Followed by a half-dozen helpers handling a thick blue hose, Miracle paces the ice, spraying water in a pattern that blends the work of an artist with the work of a guy on a tractor mowing a big front lawn.

His key equipment is a ten-foot-wide contraption made of copper pipe. Nozzles are spaced a foot apart along its length. Miracle pulls it along as he walks, and a mist of water flows out behind him like the train of a wedding dress.

After about three hours, the base coat will be in place. Then the crew will use a special paint -- "Developed by ice makers, for ice makers" the package boasts -- to paint the ice white and add markings for hockey.

After the blue lines, circles, and sponsor logos are perfectly placed, another round of spraying will put a final coating of ice on top.

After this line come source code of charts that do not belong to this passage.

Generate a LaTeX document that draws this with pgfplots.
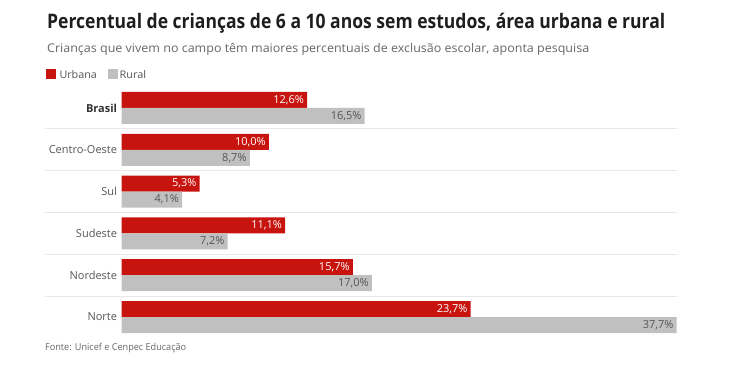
\documentclass[border=0pt]{standalone}
\usepackage{pgfplots}
\pgfplotsset{compat=1.18}
\usepackage{graphicx}
\usepackage{fontspec}
\setmainfont{Open Sans}
\definecolor{urb}{HTML}{C8140F}
\definecolor{rur}{HTML}{C0C0C0}
\definecolor{titlec}{HTML}{1E1E1E}
\definecolor{subc}{HTML}{666666}
\definecolor{labc}{HTML}{555555}
\definecolor{sepc}{HTML}{E8E8E8}
\begin{document}
\begin{tikzpicture}[x=1pt,y=1pt]
\path[use as bounding box] (0,0) rectangle (737,369);
% title, subtitle
\node[anchor=base west, inner sep=0pt, text=titlec] at (47,340)
  {\resizebox{618pt}{\height}{\fontsize{20}{24}\selectfont\bfseries Percentual de crianças de 6 a 10 anos sem estudos, área urbana e rural}};
\node[anchor=base west, inner sep=0pt, text=subc] at (47,316.3)
  {\resizebox{542pt}{\height}{\fontsize{12}{14}\selectfont Crianças que vivem no campo têm maiores percentuais de exclusão escolar, aponta pesquisa}};
% legend
\fill[urb] (45.5,289.5) rectangle (55.5,299.5);
\node[anchor=base west, inner sep=0pt, text=labc] at (59.3,290.7)
  {\resizebox{37.4pt}{\height}{\fontsize{10.5}{12}\selectfont Urbana}};
\fill[rur] (107.5,289.5) rectangle (117.5,299.5);
\node[anchor=base west, inner sep=0pt, text=labc] at (119.5,290.7)
  {\resizebox{26.5pt}{\height}{\fontsize{10.5}{12}\selectfont Rural}};
% footer
\node[anchor=base west, inner sep=0pt, text=subc] at (45,18)
  {\resizebox{141pt}{\height}{\fontsize{9.5}{11}\selectfont Fonte: Unicef e Cenpec Educação}};
\begin{axis}[
  at={(121.7pt,26.9pt)}, anchor=south west,
  scale only axis, width=555.7pt, height=259.2pt,
  xmin=0, xmax=37.75, ymin=-0.6, ymax=5.6,
  xbar, bar width=16pt,
  axis line style={draw=none},
  xtick=\empty,
  ytick={0,1,2,3,4,5},
  yticklabels={Norte,Nordeste,Sudeste,Sul,Centro-Oeste,{\color{black!80}\bfseries Brasil}},
  major tick length=0pt,
  yticklabel style={font=\fontsize{11}{13}\selectfont, text=labc, inner sep=0pt, xshift=-4.5pt},
  clip=false,
  nodes near coords={\pgfmathprintnumber[fixed,fixed zerofill,precision=1,use comma,assume math mode=true]{\pgfplotspointmeta}\%},
  nodes near coords style={font=\fontsize{11}{13}\selectfont, anchor=east, xshift=-3pt, inner sep=0pt},
]
\draw[sepc, line width=0.8pt] (axis cs:-5.21,0.5) -- (axis cs:37.7,0.5);
\draw[sepc, line width=0.8pt] (axis cs:-5.21,1.5) -- (axis cs:37.7,1.5);
\draw[sepc, line width=0.8pt] (axis cs:-5.21,2.5) -- (axis cs:37.7,2.5);
\draw[sepc, line width=0.8pt] (axis cs:-5.21,3.5) -- (axis cs:37.7,3.5);
\draw[sepc, line width=0.8pt] (axis cs:-5.21,4.5) -- (axis cs:37.7,4.5);
\addplot[fill=urb, draw=none, bar shift=8pt, every node near coord/.append style={text=white}]
  coordinates {(23.7,0) (15.7,1) (11.1,2) (5.3,3) (10.0,4) (12.6,5)};
\addplot[fill=rur, draw=none, bar shift=-8pt, every node near coord/.append style={text=labc}]
  coordinates {(37.7,0) (17.0,1) (7.2,2) (4.1,3) (8.7,4) (16.5,5)};
\end{axis}
\end{tikzpicture}
\end{document}
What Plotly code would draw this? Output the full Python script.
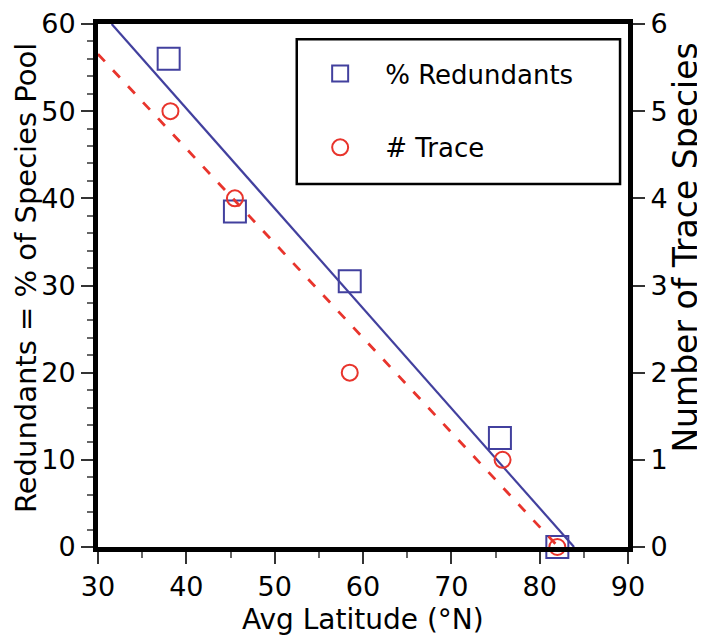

In the NHL's past, workers used to paint the markings right onto the concrete floor and then lay down the ice, Miracle said. But techniques have changed over the years.

White paint is new, too. Before it became common, marks from skates used to turn the bluish ice into a white color, Miracle said.

A range of groups from the community will get to skate on the Forum's ice over the next few weeks. Kids and adults from local club teams, all 18 nearby high school hockey teams, and others are coming to skate for free.

Also on display at the Forum is the massive new HD video board, installed after the Republican National Convention. It measures 30 feet by 50 feet and is the largest video board in any indoor arena in the U.S. or Canada.

The Tampa Bay Lightning are set to begin their 20th season in the NHL this year.

Before calling the Tampa Bay Times Forum home, the team played in St. Petersburg at what's now Tropicana Field and at Expo Hall on the Florida State Fairgrounds in Tampa.